Helen wanted to know if Capital One could raise her rate for no reason. In fact, they can. After June 2010 they won't be able to do so under new rules adopted by the Federal Reserve, which may explain why they are doing so now.
Theresa of Richmond, Virginia, has a similar story. She said she recently received a "change in terms" notice on the Capital One card she had been using for seven years.
"The notice stated my rate is increasing from 8.9 percent to 17.9 percent with the option of opting out and having my account closed," she said. "I have a 790 FICO score and made large payments of my account every month. My current balance is only $700. I have never, ever been late on this account or any other account. I, like everyone else, was really angry when I received my notice."
Capital One, along with many other credit card companies, are reacting to the economy. Not only have they changed terms for delinquent customers, they are changing terms for some of their best customers who have very low rates.
Analysts say the companies are trying to offset current and anticipated losses from credit card delinquencies. Credit card delinquencies rose to record highs in January, according to Fitch Ratings. It reported payments more than 60 days late rose to 3.75 percent.
Consumers can call and complain to Capital One and other credit card issuers all they want, but the companies are unlikely to budge. They have concluded raising a nine percent rate to 18 percent is worth it, even if they end up losing the customer.
In late 2008, federal agencies announced new credit card rules that would prevent companies from taking some of the actions currently drawing complaints, but gave banks a year and a half to phase in the new rules. While applauding federal banking regulators for finalizing rules to curb some of the most abusive credit card lending practices, the Consumer Federation of America last December expressed concern that the requirements were too slow in taking effect. The group called on Congress to provide additional consumer protections to rein in abuses not addressed by the regulators.
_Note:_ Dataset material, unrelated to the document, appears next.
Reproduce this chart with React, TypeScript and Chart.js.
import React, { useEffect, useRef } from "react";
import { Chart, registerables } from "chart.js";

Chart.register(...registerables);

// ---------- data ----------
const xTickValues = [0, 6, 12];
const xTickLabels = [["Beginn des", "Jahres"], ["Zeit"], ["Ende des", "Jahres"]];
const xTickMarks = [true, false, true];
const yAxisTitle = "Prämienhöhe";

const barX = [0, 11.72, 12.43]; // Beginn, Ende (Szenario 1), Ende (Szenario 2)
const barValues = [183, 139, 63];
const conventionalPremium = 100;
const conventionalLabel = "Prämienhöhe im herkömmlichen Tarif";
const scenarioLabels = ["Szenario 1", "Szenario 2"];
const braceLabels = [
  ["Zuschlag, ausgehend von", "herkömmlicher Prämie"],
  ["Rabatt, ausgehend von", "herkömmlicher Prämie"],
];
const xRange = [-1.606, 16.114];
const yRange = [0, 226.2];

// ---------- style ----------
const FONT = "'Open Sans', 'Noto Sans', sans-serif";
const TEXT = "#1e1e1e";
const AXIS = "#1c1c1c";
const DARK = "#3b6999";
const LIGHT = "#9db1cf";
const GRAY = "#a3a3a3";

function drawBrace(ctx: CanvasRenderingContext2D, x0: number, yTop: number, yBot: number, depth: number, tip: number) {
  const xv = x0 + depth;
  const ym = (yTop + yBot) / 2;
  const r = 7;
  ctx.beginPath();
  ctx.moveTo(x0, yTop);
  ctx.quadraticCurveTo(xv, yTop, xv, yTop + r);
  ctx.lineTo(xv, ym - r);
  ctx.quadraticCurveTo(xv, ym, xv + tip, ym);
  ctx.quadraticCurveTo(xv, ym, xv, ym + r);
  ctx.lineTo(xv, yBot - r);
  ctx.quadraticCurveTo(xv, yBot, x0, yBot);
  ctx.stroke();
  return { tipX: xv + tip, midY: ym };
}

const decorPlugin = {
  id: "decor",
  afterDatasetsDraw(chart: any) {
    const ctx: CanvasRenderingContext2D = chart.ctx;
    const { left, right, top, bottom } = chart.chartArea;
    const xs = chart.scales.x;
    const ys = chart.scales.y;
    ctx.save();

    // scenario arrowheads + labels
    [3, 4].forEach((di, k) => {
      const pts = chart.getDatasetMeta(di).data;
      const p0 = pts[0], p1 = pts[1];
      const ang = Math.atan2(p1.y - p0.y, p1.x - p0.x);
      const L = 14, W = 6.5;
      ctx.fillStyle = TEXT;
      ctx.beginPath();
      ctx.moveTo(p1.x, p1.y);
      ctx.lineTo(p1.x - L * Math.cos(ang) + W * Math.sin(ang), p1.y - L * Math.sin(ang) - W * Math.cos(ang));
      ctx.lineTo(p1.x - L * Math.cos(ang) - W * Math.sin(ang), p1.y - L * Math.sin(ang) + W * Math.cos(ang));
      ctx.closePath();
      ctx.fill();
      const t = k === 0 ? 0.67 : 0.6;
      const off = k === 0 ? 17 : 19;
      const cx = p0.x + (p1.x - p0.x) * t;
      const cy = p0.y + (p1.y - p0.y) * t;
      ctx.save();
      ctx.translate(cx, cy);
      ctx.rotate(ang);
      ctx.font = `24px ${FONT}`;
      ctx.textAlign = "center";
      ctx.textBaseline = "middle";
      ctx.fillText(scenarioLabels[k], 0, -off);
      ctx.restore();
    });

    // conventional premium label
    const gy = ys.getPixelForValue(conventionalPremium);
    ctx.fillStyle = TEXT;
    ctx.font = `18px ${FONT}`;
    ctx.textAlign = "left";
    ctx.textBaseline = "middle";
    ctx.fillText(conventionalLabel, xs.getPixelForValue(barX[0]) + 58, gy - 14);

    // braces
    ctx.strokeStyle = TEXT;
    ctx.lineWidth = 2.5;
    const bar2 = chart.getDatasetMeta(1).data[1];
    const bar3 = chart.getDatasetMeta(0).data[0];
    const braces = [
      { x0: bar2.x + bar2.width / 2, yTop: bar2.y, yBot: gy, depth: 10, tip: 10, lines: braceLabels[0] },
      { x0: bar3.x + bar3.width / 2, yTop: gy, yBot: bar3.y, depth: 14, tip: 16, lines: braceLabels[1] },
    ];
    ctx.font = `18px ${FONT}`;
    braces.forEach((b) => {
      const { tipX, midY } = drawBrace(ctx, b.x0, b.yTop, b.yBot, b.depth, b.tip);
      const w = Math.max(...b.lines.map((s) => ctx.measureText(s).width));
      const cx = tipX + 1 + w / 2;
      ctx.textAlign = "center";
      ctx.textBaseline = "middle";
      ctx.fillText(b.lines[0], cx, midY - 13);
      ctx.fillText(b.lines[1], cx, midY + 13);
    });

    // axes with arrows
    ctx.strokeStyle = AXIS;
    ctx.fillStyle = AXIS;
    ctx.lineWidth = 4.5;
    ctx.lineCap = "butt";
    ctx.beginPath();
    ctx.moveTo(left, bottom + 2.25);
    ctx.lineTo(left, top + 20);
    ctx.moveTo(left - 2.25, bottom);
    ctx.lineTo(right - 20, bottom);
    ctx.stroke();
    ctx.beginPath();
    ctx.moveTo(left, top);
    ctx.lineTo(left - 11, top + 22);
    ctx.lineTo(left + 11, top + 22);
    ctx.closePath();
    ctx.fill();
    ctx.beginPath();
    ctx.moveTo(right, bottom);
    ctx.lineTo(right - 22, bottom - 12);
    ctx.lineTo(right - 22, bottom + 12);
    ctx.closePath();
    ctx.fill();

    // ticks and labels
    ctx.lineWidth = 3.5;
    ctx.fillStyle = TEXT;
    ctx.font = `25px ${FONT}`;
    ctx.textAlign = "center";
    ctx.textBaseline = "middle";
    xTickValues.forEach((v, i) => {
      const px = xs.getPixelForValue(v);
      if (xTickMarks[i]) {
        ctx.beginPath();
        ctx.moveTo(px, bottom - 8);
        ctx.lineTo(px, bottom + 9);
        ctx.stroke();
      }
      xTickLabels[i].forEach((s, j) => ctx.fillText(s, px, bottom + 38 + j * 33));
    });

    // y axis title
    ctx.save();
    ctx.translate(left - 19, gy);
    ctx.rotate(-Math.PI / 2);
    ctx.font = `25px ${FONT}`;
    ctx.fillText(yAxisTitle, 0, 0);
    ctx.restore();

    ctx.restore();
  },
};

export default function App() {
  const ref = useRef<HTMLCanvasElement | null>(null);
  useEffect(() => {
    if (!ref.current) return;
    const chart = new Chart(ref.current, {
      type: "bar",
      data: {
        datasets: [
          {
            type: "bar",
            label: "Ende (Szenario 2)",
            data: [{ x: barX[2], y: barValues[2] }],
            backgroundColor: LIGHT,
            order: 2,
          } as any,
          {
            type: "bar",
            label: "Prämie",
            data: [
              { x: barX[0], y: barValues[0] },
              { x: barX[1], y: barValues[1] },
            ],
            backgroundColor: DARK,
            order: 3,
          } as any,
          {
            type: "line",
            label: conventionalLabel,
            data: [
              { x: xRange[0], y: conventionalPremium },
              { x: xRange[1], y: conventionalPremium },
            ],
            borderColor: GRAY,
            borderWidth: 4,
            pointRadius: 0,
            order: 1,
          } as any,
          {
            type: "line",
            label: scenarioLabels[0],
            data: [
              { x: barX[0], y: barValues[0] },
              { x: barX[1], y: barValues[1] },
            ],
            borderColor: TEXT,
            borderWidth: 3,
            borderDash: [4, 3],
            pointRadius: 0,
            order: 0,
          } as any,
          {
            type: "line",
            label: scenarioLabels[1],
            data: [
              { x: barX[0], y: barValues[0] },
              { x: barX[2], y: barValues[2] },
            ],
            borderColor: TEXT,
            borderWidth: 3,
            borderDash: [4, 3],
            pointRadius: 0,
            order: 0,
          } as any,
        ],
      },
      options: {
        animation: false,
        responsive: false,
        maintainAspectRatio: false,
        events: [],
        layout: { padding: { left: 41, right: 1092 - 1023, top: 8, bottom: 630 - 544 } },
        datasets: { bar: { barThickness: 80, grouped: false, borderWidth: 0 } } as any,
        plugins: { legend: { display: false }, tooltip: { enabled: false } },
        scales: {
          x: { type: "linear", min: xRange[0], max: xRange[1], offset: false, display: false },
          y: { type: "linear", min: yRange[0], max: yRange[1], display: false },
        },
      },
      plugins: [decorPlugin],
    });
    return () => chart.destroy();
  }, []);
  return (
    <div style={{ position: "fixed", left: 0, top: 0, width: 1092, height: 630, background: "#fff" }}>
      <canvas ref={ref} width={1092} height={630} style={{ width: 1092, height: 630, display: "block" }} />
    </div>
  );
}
"Federal regulators have taken an important first step to stop credit card companies from using hidden traps and tricks to drive up the amount of debt consumers owe," said Travis B. Plunkett, legislative director of the Consumer Federation of America. "However, it is not helpful to consumers struggling to pay off hefty debts in the middle of a recession, to give credit card companies the green light to continue to mislead and overcharge consumers for another year and a half."
Meanwhile, consumers continue to fume about their treatment. Philip, of Phoenix, notes that Capital One, which received government bailout money because of its poor business practices, is cutting him off, even though he has a high credit score and currently carries no balance on his Capital One card.
"This type of behavior from a company begging my government for money is appalling," he said. "They need customers like us to stay, not drive us away."